Defence Force recruiting crisis: It’s time to recruit applicants who aren’t citizens

A PNG Defence Force sailor attending the Australian Navy's Recruit School. Image: Defence.

Written by

Anthony Bergin

An important policy change set out in the 2024 National Defence Strategy (NDS) has been largely overlooked. The NDS states that Defence must fundamentally transform its recruitment practices and that this requires developing options for recruiting, where appropriate, non-Australian citizens. 

Defence Minister Richard Marles was questioned on this at the National Press Club at the launch of the NDS last month. He said that “an obvious place to start looking is among our AUKUS partners”. He noted that there were more than half a million New Zealand citizens living in Australia. He referenced the UK recruiting Gurkhas and the US recruiting Micronesians. 

Whenever this option was raised in the past, the stock objection from ministers and the ADF was that we can’t enlist those who aren’t Australian citizens. I know this was the official line from personal experience. Nearly 20 years ago I publicly advocated that we start our own Melanesian foreign legion. Then, as now, the ADF was struggling to reach the numbers required to fulfil regional and global commitments.

I pointed out that we routinely recruited individual ex-military from New Zealand, Britain, Canada, South Africa, and the US, and that the UK had long recruited from former colonies such as Fiji and the West Indies. I suggested we should invite several companies of Fijians and Papua New Guineans into our army for a three to four-year period, with an offer of citizenship on completion of their service, (otherwise we would risk being accused of hiring mercenaries). 
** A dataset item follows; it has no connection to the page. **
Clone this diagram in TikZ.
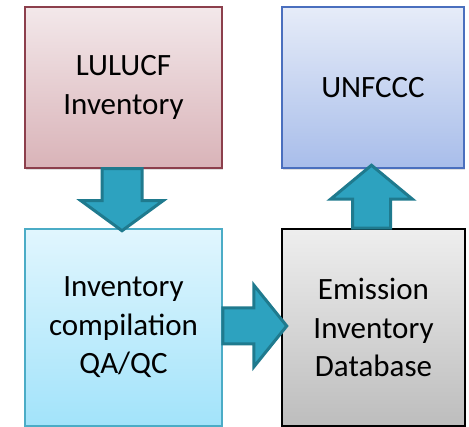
\documentclass[tikz,border=0pt]{standalone}
\usepackage{fontspec}
\setmainfont{Carlito}
\usetikzlibrary{calc,shadows}
\definecolor{luTop}{HTML}{F3E8EA}
\definecolor{luBot}{HTML}{D9B3B8}
\definecolor{luBrd}{HTML}{8C3F4C}
\definecolor{unTop}{HTML}{E6ECF8}
\definecolor{unBot}{HTML}{A8BDEA}
\definecolor{unBrd}{HTML}{4A6FBE}
\definecolor{coTop}{HTML}{E1F6FE}
\definecolor{coBot}{HTML}{A2E3FA}
\definecolor{coBrd}{HTML}{4BACC6}
\definecolor{emTop}{HTML}{EEEEEE}
\definecolor{emBot}{HTML}{BDBDBD}
\definecolor{arFill}{HTML}{2DA2BF}
\definecolor{arBrd}{HTML}{1F7A8E}
\tikzset{
  box/.style={draw, line width=1.5pt, align=center, inner sep=0pt,
    font=\fontsize{31}{38.5}\selectfont,
    drop shadow={opacity=0.25, shadow xshift=1pt, shadow yshift=-2pt}},
  blockarrow/.style={draw=arBrd, fill=arFill, line width=3pt, line join=miter}
}
\begin{document}
\begin{tikzpicture}[x=1pt,y=1pt]
\useasboundingbox (0,0) rectangle (469,427);
\node[box, draw=luBrd, top color=luTop, bottom color=luBot,
  minimum width=197pt, minimum height=161pt] (lulucf) at (123.5,339.5) {LULUCF\\Inventory};
\node[box, draw=unBrd, top color=unTop, bottom color=unBot,
  minimum width=182pt, minimum height=161pt] (unfccc) at (373,339.5) {UNFCCC};
\node[box, draw=coBrd, top color=coTop, bottom color=coBot,
  minimum width=197pt, minimum height=197pt] (comp) at (123.5,99.5) {Inventory\\compilation\\QA/QC};
\node[box, draw=black, top color=emTop, bottom color=emBot,
  minimum width=183pt, minimum height=197pt] (emis) at (373.5,99.5) {Emission\\Inventory\\Database};
% down arrow
\coordinate (d0) at ($(lulucf.south)+(-1.5,0)$);
\draw[blockarrow] ($(d0)+(-20,0)$) -- ($(d0)+(-20,-32)$) -- ($(d0)+(-41,-32)$)
  -- ($(d0)+(0,-62)$) -- ($(d0)+(41,-32)$) -- ($(d0)+(20,-32)$) -- ($(d0)+(20,0)$) -- cycle;
% up arrow
\coordinate (u0) at ($(emis.north)+(-2,0)$);
\draw[blockarrow] ($(u0)+(-19,0)$) -- ($(u0)+(-19,29)$) -- ($(u0)+(-41,29)$)
  -- ($(u0)+(0,63)$) -- ($(u0)+(41,29)$) -- ($(u0)+(19,29)$) -- ($(u0)+(19,0)$) -- cycle;
% right arrow
\coordinate (r0) at ($(comp.east)+(0,1.5)$);
\draw[blockarrow] ($(r0)+(0,18)$) -- ($(r0)+(31,18)$) -- ($(r0)+(31,41)$)
  -- ($(r0)+(64,0)$) -- ($(r0)+(31,-41)$) -- ($(r0)+(31,-18)$) -- ($(r0)+(0,-18)$) -- cycle;
\end{tikzpicture}
\end{document}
My idea was that the force could form part of an Australian corps to the Pacific, focusing on health and engineering services as well as training local communities in technical skills.

I refreshed the idea some years later in an article in the Australian and was contacted shortly after by an ex-student of mine serving as a military officer in the Pacific. He informed me that Australian defence advisers in the region had been instructed by our Defence headquarters to explain to curious island elites that this concept wasn’t legally possible. Only Australians could join our fighting forces.

But this wasn’t correct. The Defence Department’s website makes clear now, as it has done for years, that a person who isn’t an Australian citizen can be a member of the ADF. It tells potential applicants that if a position can’t be filled by an Australian citizen, the citizenship requirement may be waived, albeit in rare circumstances. Applications may be accepted from permanent residents who can prove they’ve applied for citizenship; permanent residents who are prepared to apply for citizenship after they’ve completed 90 days of relevant Defence service; or overseas applicants with relevant military experience.

It’s true that Australian governments have maintained the view that all members of our armed forces must be Australian citizens. But that’s been a matter of policy, not law. There’s never been a requirement in the Defence Act that mandates this. 

The most straightforward way of showing that you can be a member of the ADF without citizenship is to go to section 23 of the Australian Citizenship Act. It sets out the amount of time a person must be a permanent resident to apply for citizenship (the other provisions for becoming a citizen are listed in section 21). It makes clear that a person who’s completed “relevant defence service” (at least 90 days), or a member of the family unit of such a person, can apply for citizenship.

The NDS has finally made it clear and public that Defence can recruit non-citizens. There’d be no shortage of interest. One Fijian scholar who served in the British army recently pointed out that if Australia wanted to recruit Fijians into the ADF tomorrow, “it would have no problem raising a battalion in one day”.

Papua New Guinea’s Prime Minister James Marape stated he’d be delighted for his citizens to serve under the Australian flag. 

“It would be a high honour for PNG soldiers to serve with the ADF. As soon as you change the laws, we will be ready. You will find our soldiers will be very loyal,” he said. 

Palau President Surangel Whipps Jr also welcomed the idea of Pacific recruitment but said any of his citizens who joined would have to be guaranteed benefits following their deployment.

We’d need to be careful to ensure we didn’t treat any Pacific islander recruits like the Nepalese Gurkhas, who have been part of the British army since 1815. It was only through the heroic efforts of the UK actress Joanna Lumley that the Gurkhas finally secured residential rights in Britain.

Military service is a unique offer we can make to our neighbours that countries such as China can’t and won’t. Defence Minister Marles is spot-on that this would be an active addition to our own security by increasing our defence capability and supporting our Pacific family.